The chair of Parliament's Home Affairs Committee, Dame Diana Johnson MP, released a statement on Wednesday following a visit to Manston.
Johnson stated: "What the Home Affairs Committee saw at Manston revealed that while overcrowding has reduced, and staff are making valiant efforts to improve conditions for detainees, the crisis is not over. We encountered families who had been sleeping on mats on the floor for weeks. Meanwhile there are ongoing questions about the legality of the Home Secretary's decision to detain people at the site for longer than 24 hours.

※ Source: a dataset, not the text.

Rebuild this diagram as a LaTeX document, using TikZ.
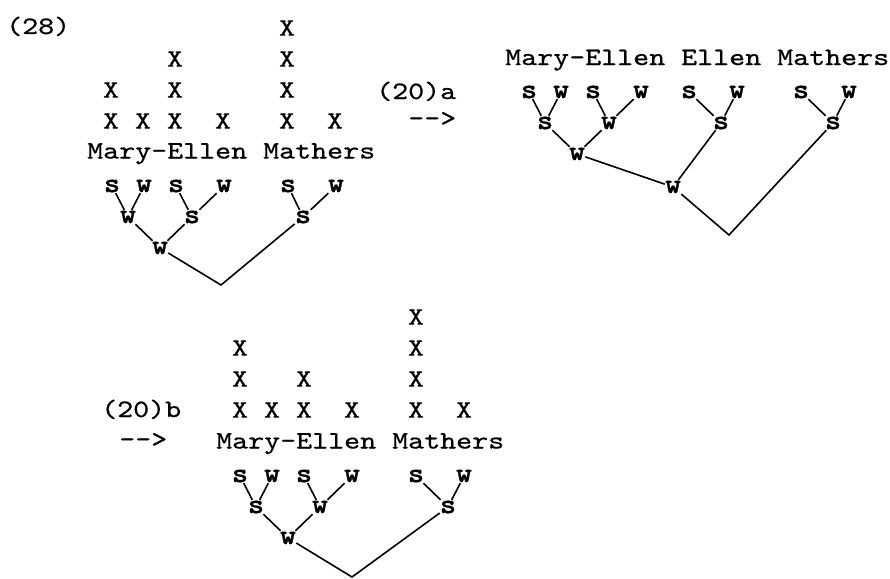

"The Home Office has been running to keep up with this escalating crisis, rather than warding it off at the outset through planning and preparation. The numbers of people crossing the Channel in small boats this year will not have been a surprise to the Government, so why were adequate preparations not made? This question matters – because we may still see another major upsurge in the number of people arriving at Manston before the end of this year. The Home Secretary needs to end this crisis once and for all. That requires dealing with the backlog in the asylum system and establishing a system that is efficient and fair."